He was no longer obliged to work for his living, but received a pension from the rulers of the city, so that he lived in comfort all the rest of his days.
In the picture we see the great black galley manned by the demons, sweeping down upon the little boat, in which the three saints stand upright. And not only are the demons on board their ship, but some are riding on dolphins and curious-looking fish, and the little boat is entirely surrounded by the terrible crew.
We do not know much about Giorgione's life, but we do know that it was a short and sad one, clouded over at the end by bitter sorrow. He had loved a beautiful Venetian girl, and was just about to marry her when a friend, whom he also loved, carried her off and left him robbed of love and friendship. Nothing could comfort him for his loss, the light seemed to have faded from his life, and soon life itself began to wane. A very little while after and he closed his eyes upon all the beauty and promise which had once filled his world. But though we have so few of his pictures, those few alone are enough to show that it was more than an idle jest which made his companions give him the nickname of George the Great.
TITIAN
We have seen how most of the great painters loved to paint into their pictures those scenes which they had known when they were boys, and which to the end of their lives they remembered clearly and vividly. A Giotto never forgets the look of his sheep on the bare hillside of Vespignano, Fra Angelico paints his heavenly pictures with the colours of spring flowers found on the slopes of Fiesole, Perugino delights in the wide spaciousness of the Umbrian plains with the winding river and solitary cypresses.
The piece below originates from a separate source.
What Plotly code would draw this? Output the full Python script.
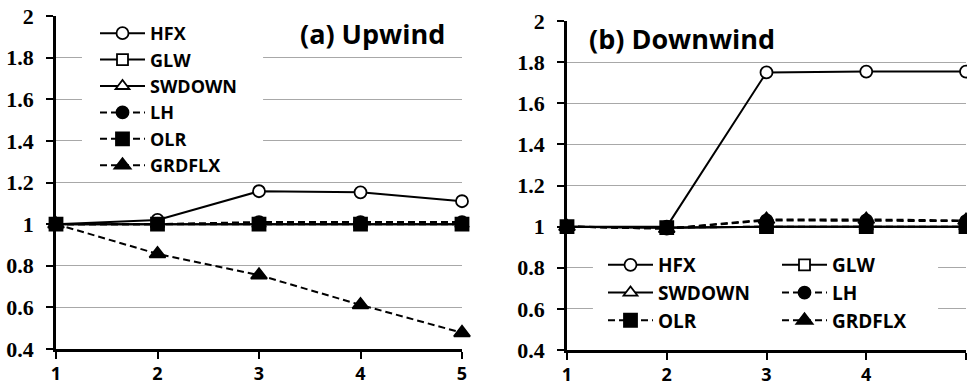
import plotly.graph_objects as go

W, H = 967, 388

x_vals = [1, 2, 3, 4, 5]
series_names = ["HFX", "GLW", "SWDOWN", "LH", "OLR", "GRDFLX"]

# (a) Upwind
up_hfx = [1.0, 1.02, 1.158, 1.153, 1.11]
up_glw = [1.0, 1.0, 1.0, 1.0, 1.0]
up_swdown = [1.0, 1.0, 1.0, 1.0, 1.0]
up_lh = [1.0, 1.0, 1.01, 1.01, 1.01]
up_olr = [1.0, 1.0, 1.0, 1.0, 1.0]
up_grdflx = [1.0, 0.857, 0.755, 0.612, 0.478]

# (b) Downwind
dn_hfx = [1.0, 1.0, 1.75, 1.754, 1.754]
dn_glw = [1.0, 0.995, 1.0, 1.0, 1.0]
dn_swdown = [1.0, 0.995, 1.0, 1.0, 1.0]
dn_lh = [1.0, 0.99, 1.03, 1.03, 1.027]
dn_olr = [1.0, 0.995, 1.0, 1.0, 1.0]
dn_grdflx = [1.0, 0.99, 1.035, 1.035, 1.03]

y_ticks = [0.4, 0.6, 0.8, 1.0, 1.2, 1.4, 1.6, 1.8, 2.0]
y_tick_labels = ["0.4", "0.6", "0.8", "1", "1.2", "1.4", "1.6", "1.8", "2"]
x_ticks = [1, 2, 3, 4, 5]
x_tick_labels = ["1", "2", "3", "4", "5"]

up_data = [up_hfx, up_glw, up_swdown, up_lh, up_olr, up_grdflx]
dn_data = [dn_hfx, dn_glw, dn_swdown, dn_lh, dn_olr, dn_grdflx]

styles = {
    "HFX": dict(symbol="circle", fill="white", dash="solid", size=12),
    "GLW": dict(symbol="square", fill="white", dash="solid", size=11),
    "SWDOWN": dict(symbol="triangle-up", fill="white", dash="solid", size=12),
    "LH": dict(symbol="circle", fill="black", dash="7px,4px", size=12),
    "OLR": dict(symbol="square", fill="black", dash="7px,4px", size=13),
    "GRDFLX": dict(symbol="triangle-up", fill="black", dash="7px,4px", size=14),
}

right_legend = {"HFX": "legend2", "SWDOWN": "legend2", "OLR": "legend2",
                "GLW": "legend3", "LH": "legend3", "GRDFLX": "legend3"}

fig = go.Figure()

def add(name, ys, xa, ya, legend):
    st = styles[name]
    fig.add_trace(go.Scatter(
        x=x_vals, y=ys, name=name, mode="lines+markers",
        xaxis=xa, yaxis=ya, legend=legend, cliponaxis=False,
        line=dict(color="black", width=2, dash=st["dash"]),
        marker=dict(symbol=st["symbol"], size=st["size"], color=st["fill"],
                    line=dict(color="black", width=1.8)),
    ))

for name, ys in zip(series_names, up_data):
    add(name, ys, "x", "y", "legend")
for name, ys in zip(series_names, dn_data):
    add(name, ys, "x2", "y2", right_legend[name])

leg_font = dict(family="Open Sans", size=18, color="black", weight="bold")
leg_font_r = dict(family="Open Sans", size=19, color="black", weight="bold")

y_text = ['<span style="font-family:Liberation Serif;font-size:22px;font-weight:bold">'
          + t + '</span>' for t in y_tick_labels]
x_text = ['<span style="font-family:Open Sans;font-size:18px;font-weight:bold">'
          + t + '</span>' for t in x_tick_labels]

def yaxis(dom, anchor):
    return dict(domain=dom, anchor=anchor, range=[0.4, 2.0],
                tickmode="array", tickvals=y_ticks, ticktext=y_text,
                showgrid=True, gridcolor="#a8a8a8", gridwidth=1, zeroline=False,
                showline=True, linecolor="black", linewidth=2.5, automargin=False,
                ticks="outside", ticklen=7, tickwidth=2, tickcolor="black",
                tickfont=dict(family="Liberation Serif", size=22, color="black",
                              weight="bold"),
                ticklabelstandoff=8)

def xaxis(dom, anchor):
    return dict(domain=dom, anchor=anchor, range=[1, 5],
                tickmode="array", tickvals=x_ticks, ticktext=x_text,
                showgrid=False, zeroline=False, automargin=False,
                showline=True, linecolor="black", linewidth=2.5,
                ticks="outside", ticklen=7, tickwidth=2, tickcolor="black",
                tickfont=dict(family="Open Sans", size=18, color="black",
                              weight="bold"))

fig.update_layout(
    template="none",
    width=W, height=H,
    margin=dict(l=0, r=0, t=0, b=0, autoexpand=False),
    paper_bgcolor="white", plot_bgcolor="white",
    xaxis=xaxis([56 / W, 462 / W], "y"),
    yaxis=yaxis([1 - 349 / H, 1 - 16 / H], "x"),
    xaxis2=xaxis([567 / W, 966 / W], "y2"),
    yaxis2=yaxis([1 - 350 / H, 1 - 21 / H], "x2"),
    legend=dict(x=95 / W, y=1 - 15 / H, xanchor="left", yanchor="top",
                bgcolor="rgba(0,0,0,0)", font=leg_font, tracegroupgap=0,
                itemwidth=45),
    legend2=dict(x=603 / W, y=1 - 246 / H, xanchor="left", yanchor="top",
                 bgcolor="rgba(0,0,0,0)", font=leg_font_r, tracegroupgap=0,
                 itemwidth=45),
    legend3=dict(x=777 / W, y=1 - 246 / H, xanchor="left", yanchor="top",
                 bgcolor="rgba(0,0,0,0)", font=leg_font_r, tracegroupgap=0,
                 itemwidth=45),
    showlegend=True,
)

# white boxes hiding gridlines behind the legends
fig.add_shape(type="rect", xref="x", yref="y",
              x0=1.256, x1=3.04, y0=1.236, y1=1.98,
              fillcolor="white", line=dict(width=0), layer="between")
fig.add_shape(type="rect", xref="x2", yref="y2",
              x0=1.26, x1=4.72, y0=0.473, y1=0.886,
              fillcolor="white", line=dict(width=0), layer="between")

title_font = dict(family="Open Sans", size=27, color="black", weight="bold")
fig.add_annotation(text="(a) Upwind", xref="paper", yref="paper",
                   x=372 / W, y=1 - 33 / H, xanchor="center", yanchor="middle",
                   showarrow=False, font=title_font)
fig.add_annotation(text="(b) Downwind", xref="paper", yref="paper",
                   x=682 / W, y=1 - 39 / H, xanchor="center", yanchor="middle",
                   showarrow=False, font=title_font)

fig.write_html("out.html")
So when we come to the great Venetian painter Titian we look first with interest to see in what manner of a country he was born, and what were the pictures which Nature mirrored in his mind when he was still a boy.'
At the foot of the Alps, three days' journey from Venice, lies the little town of Cadore on the Pieve, and here it was that Titian was born. On every side rise great masses of rugged mountains towering up to the sky, with jagged peaks and curious fantastic shapes. Clouds float around their summits, and the mist will often wrap them in gloom and give them a strange and awesome look. At the foot of the craggy pass the mountain-torrent of the Pieve roars and tumbles on its way. Far-reaching forests of trees, with weather-beaten gnarled old trunks, stand firm against the mountain storms. Beneath their wide-spreading boughs there is a gloom almost of twilight, showing peeps here and there of deep purple distances beyond.
Small wonder it was that Titian should love to paint mountains, and that he should be the first to paint a purely landscape picture. He lived those strange solemn mountains and the wild country round, the deep gloom of the woods and the purple of the distance beyond.
The boy's father, Gregorio Vecelli, was one of the nobles of Cadore, but the family was not rich, and when Titian was ten years old he was sent to an uncle in Venice to be taught some trade. He had always been fond of painting, and it is said that when he was a very little boy he was found trying to paint a picture with the juices of flowers. His uncle, seeing that the boy had some talent, placed him in the studio of Giovanni Bellini.